Thursday, December 8, 2011

RetroGrade Episode 1: A Question of Time - Part 5

Magic of Scheherazade, The (NES - 1987)









Video games, for many years, were an industry that heavily revolved around firsts. Retrospective articles about the apex games of yesteryear often cite examples of their greatness by saying “It was one of the first games that…” And while these statements may vary greatly in reliability from author to author depending on their level of experience and knowledge, this is nonetheless a testament to the importance of relative novelty in determining the gaming zeniths of our lives. Final Fantasy IV was, for a lot of people, the first game with a progressively developing plot. Street Fighter II, for a lot of people, was the first fighting game with any level of sophistication. Tomb Raider and Super Mario 64 were, for a lot of people, the first true 3D gaming experience of their lives. These games will always maintain a powerful hold on their longtime fans primarily because of their convenient timing and innovation.

It is curious, then, that Magic of Scheherazade is so relatively unknown considering that I can scarcely imagine a game that simultaneously harbors so many “firsts” within the confines of its plastic casing and silicon board.

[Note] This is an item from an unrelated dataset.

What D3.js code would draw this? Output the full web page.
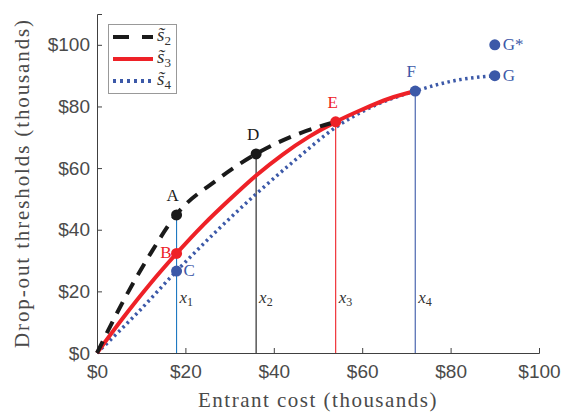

I suppose a great deal of why this is would be the title. First, it’s awkward and unpronounceable. That alone is enough to deter your average Reagan-born, pubescent gamer. And second, it tells you absolutely nothing about the game therein. Is the dialogue in Yiddish? Is it a magic trick game set on the West Bank? A bar mitzvah simulator? The cover art and blurbs on the back of the box wouldn't have thrust your average, red-blooded, Captain N-watching Nintendo fanboy in one direction or another either. The former makes the game look an awful lot like Prince of Persia with pterodactyls, the latter has confusing lines like “It’s the fantasy role-playing game that’s unlike anything you’ve encountered. It’s the action-adventure game you’ve been waiting for.” Well, which one is it? Fantasy role-playing AND action-adventure? Surely, that must be a typo.

But it isn't a typo. Indeed, one of the things Magic of Scheherazade prides itself on is its ability to host multiple gaming conventions simultaneously, and while this is probably the most unique thing about the game (I mean really, I can't think of any other game that plays quite like it), it is also the very thing that holds it back from being a benchmark title on NES. You see, Magic of Scheherazade has a bit of an identity crisis. At first glance, it's Zelda. You guide your character around from your bird's eye perspective and strike enemies with attacks that are carried out at the press of a button. And then, as you're meandering about, something happens, the screen flickers, the music changes, and all of the sudden you've got ugly creatures lining up horizontally in front of you, there's numbers, text and window frames all over the place and hey… this looks a lot like that one game with the dragons and the questing where you take turns. Lame.

So what you have here is a game that wants to be an action-adventure and a console RPG at the same time, standard fare today for sure, but in 1987, when we were still figuring out just what the hell a console RPG was, this was a pretty tall order, and one that the game serves up admirably. Consider this: Magic of Scheherazade came out in September of 1987, more than three months before Final Fantasy. This makes it the first console JRPG (barring Japanese ports of the Ultima series) with selectable character classes, and only the second with recruitable party members (the first, Dragon Quest II, had two, Scheherazade has eleven, not counting the 4 generic grunts you can hire. Take that, Final Fantasy VI). The combat is also significantly more complex than anything on the NES up to that point. The game even has team attacks a la Chrono Trigger.

Team attacks aren't the only parallel between Scheherazade and Chrono Trigger, though, as the game also sports multiple time periods that the otherwise simplistic narrative is interwoven between. This is probably the most progressive concept in the game, since Chrono Trigger, nearly 8 years Scheherazade's junior, was for a lot of people, the first time they can remember playing a game where you could actively travel between multiple time periods. As archaic as it looks and often feels, it's impossible to deny that few games could see the future quite as clearly as Scheherazade does, and while it may merely be coincidence, I can't shake this feeling that Tokita, Kitase, Sakaguchi, and a few other people above the production line on Chrono Trigger's budget weren't influenced by it.